What kind of squares?

I had a notebook sheet, where I would draw over a box at the end of each day. And to make it look prettier, I went diagonally. I thought this way: "I'll go to the top – and they will let me out." They didn't. I thought: "Well, alright, I get to the bottom – they will let me out." They didn't, either. And so it went, in circles.

At first, when they just captured us, I wanted to think that everything would be resolved quickly. But then there was a hearing, then another one… Then the investigation was over and the trial was set to begin...

What about those criminal cases?

The cases haven't been closed. We were released under a personal guarantee of our Ombudsperson.

And how do you feel about this? Are you wary of everything starting all over again?

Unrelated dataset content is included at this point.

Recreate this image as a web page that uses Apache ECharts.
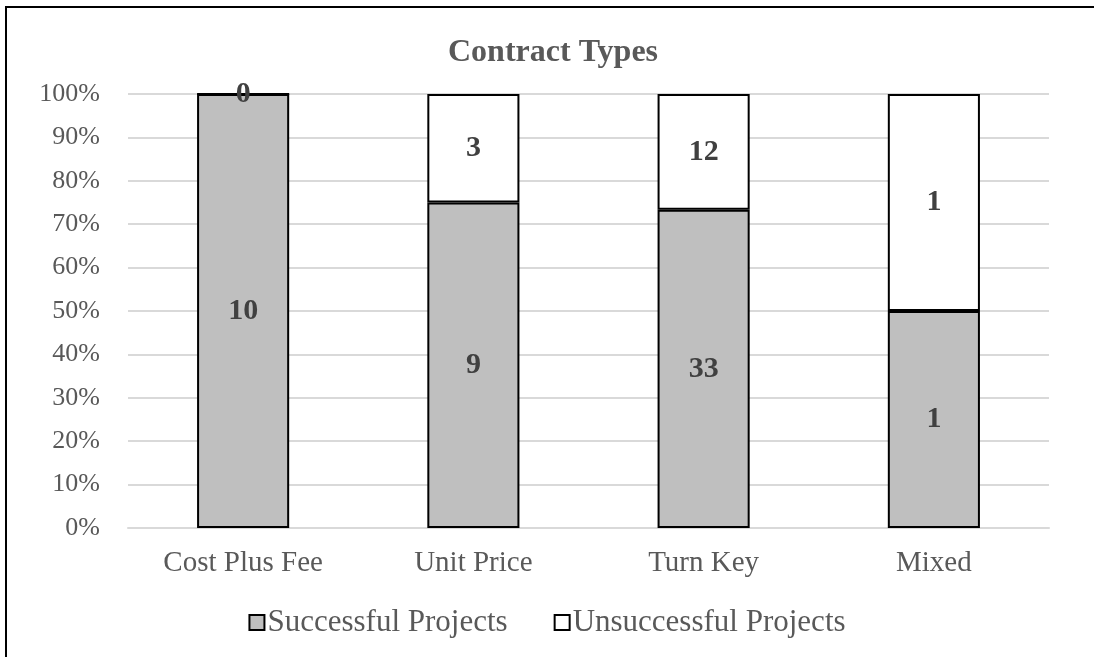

Why be wary? I've already been there, and I know that Thursdday is bath day. We count days from bath to bath. "How many baths have you done?" – "Forty-one baths." This is a day that is different from others. The rest of the days were long and monotonous.

Photo from UNIAN

Wake up time was at six. We would get up, make the bed, but we could get back on it and sleep on. After waking up, my neighbor and I would drink tea with sandwiches. At about 11, we would start working out. You must do something there, otherwise you it will be hard to get back from your deep reflections. For example, my first neighbor would just sit there and weep over a letter from his mother.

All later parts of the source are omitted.